A few weeks ago, weather types joked that everything but dandruff and athlete's foot was caused by El Nino.
"Now El Nino's getting the blame for dandruff as well," laughed Vernon E. Kousky, a research meteorologist with the National Oceanic and Atmospheric Administration.OK, so the unprecedented warming in the equatorial central and eastern Pacific that is El Nino probably can't take the fall for that "embarrassing itching and flaking" - but it is altering global weather.
And yes, that includes Utah.
For now, it's impossible to predict just how many inches of El Nino-caused snow or rain will be dumped on the Beehive State this winter. Technology still can't provide a reliable, exact long-term temperature or precipitation forecast.
"But there could be a greater than normal amount of precipitation and snow in the mountains," said Kousky.
Remember, the Utah floods of 1983 occurred in the midst of an El Nino episode.
Southern Utah could take the brunt of El Nino's 1997 Utah tour. Don't cancel your annual December golf excursion to St. George - but remember your umbrella.
"But I don't expect Green Valley to become part of Mesquite, Nev.," said William Alder of the National Weather Service.
Alder added a tighter prognosis of El Nino's impact on Utah should be available by Thanksgiving.
Based on climate predictions and past El Ninos, most of the southern United States will likely be wetter that normal.
Somewhat drier than normal conditions could develop in the northern high Plains and in sections of the Midwest. Temperatures are likely to be warmer that normal in the northern half of the United States and along the California coast, and slightly cooler than normal along the Gulf Coast, according to the NOAA.
Weather experts began noticing El Nino behavior last March when sea surface temperatures throughout the east-central Pacific increased at a time when temperatures normally drop.
By August, ocean surface temperatures were at or near record levels for the month in many Pacific regions. By this time, weather types were already scrambling to measure the global impact of what could be a dramatic El Nino sea-son.
Because of El Nino's historical appetite for destruction, interest stretches far beyond weather stations. Entire harvests can be threatened, and lives sometimes lost.
Northern Californian farmers are probably still cursing the 1976-77 El Nino that caused record drought. Six years later, a subsequent El Nino prompted floods along the West Coast that caused an estimated $200 million damage in California alone.
El Nino has caused monumental trouble in other climes. The 1982-83 El Nino generated five hurricanes that left 25,000 Tahitians homeless, while a recent episode brought severe droughts to Indonesia and likely caused the worst drought in southern Africa this century, according to USA Today.

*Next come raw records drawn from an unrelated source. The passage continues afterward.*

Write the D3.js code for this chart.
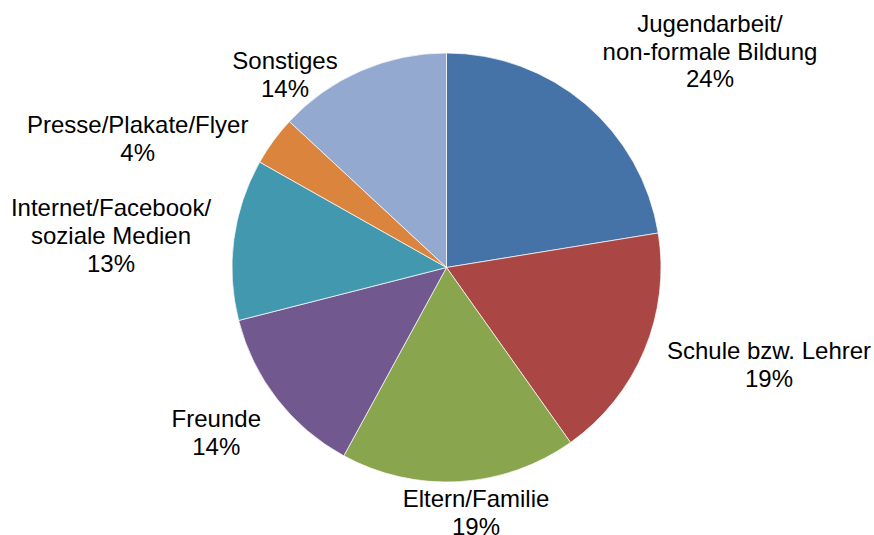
<!DOCTYPE html>
<html>
<head>
<meta charset="utf-8">
<script src="https://cdn.jsdelivr.net/npm/d3@7"></script>
<style>
  html, body { margin: 0; padding: 0; background: #fff; }
  text { font-family: "Liberation Sans", Arial, sans-serif; font-size: 24px; fill: #000; }
</style>
</head>
<body>
<div id="chart"></div>
<script>
const width = 874;
const height = 535;

// data
const categories = [
    ['Jugendarbeit/', 'non-formale Bildung'],
    ['Schule bzw. Lehrer'],
    ['Eltern/Familie'],
    ['Freunde'],
    ['Internet/Facebook/', 'soziale Medien'],
    ['Presse/Plakate/Flyer'],
    ['Sonstiges']
];
const percents = [24, 19, 19, 14, 13, 4, 14];
const colors = ['#4572A7', '#AA4643', '#89A54E', '#71588F', '#4198AF', '#DB843D', '#93A9CF'];

// label layout: centre x and first baseline y of each label block
const labelAt = [
    [710, 31.7], [769, 359.3], [476, 507.3], [216.3, 427.3],
    [111, 216], [137.7, 133.3], [285, 69.3]
];
const lineHeight = 27.8;

const cx = 446.5;
const cy = 267.5;
const radius = 214.5;

const svg = d3.select('#chart')
    .append('svg')
    .attr('width', width)
    .attr('height', height);

const pie = d3.pie()
    .value(d => d)
    .sort(null)
    .startAngle(0)
    .endAngle(2 * Math.PI);

const arc = d3.arc()
    .innerRadius(0)
    .outerRadius(radius);

const slices = svg.append('g')
    .attr('transform', `translate(${cx},${cy})`);

slices.selectAll('path')
    .data(pie(percents))
    .enter()
    .append('path')
    .attr('d', arc)
    .attr('fill', (d, i) => colors[i])
    .attr('stroke', '#fff')
    .attr('stroke-width', 0.7);

// labels
const labels = svg.append('g')
    .selectAll('text')
    .data(categories)
    .enter()
    .append('text')
    .attr('text-anchor', 'middle')
    .attr('x', (d, i) => labelAt[i][0])
    .attr('y', (d, i) => labelAt[i][1]);

labels.each(function (d, i) {
    const lines = d.concat([`${percents[i]}%`]);
    const t = d3.select(this);
    lines.forEach((line, j) => {
        t.append('tspan')
            .attr('x', labelAt[i][0])
            .attr('y', labelAt[i][1] + j * lineHeight)
            .text(line);
    });
});
</script>
</body>
</html>
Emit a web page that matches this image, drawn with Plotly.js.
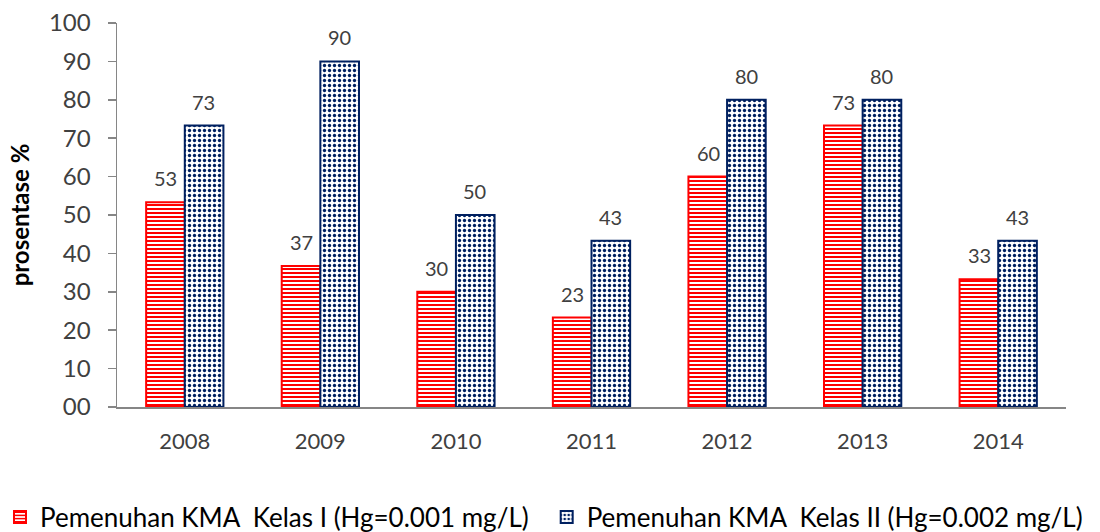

Already, El Nino has likely fueled a series of destructive Pacific hurricanes like Nora and Pauline along the Mexican coast.
Indicators also show that the weather pattern currently over the United States has been influenced by El Nino. The somewhat wetter and cooler than normal conditions over the northern Rockies and sections of the Great Plains, along with the unusually dry conditions in the mid-Atlantic states are features observed during past El Nino episodes, according to the NOAA.
El Nino has sometimes proved to be a blessing. Two episodes are credited for ending severe drought in California in the 1980s.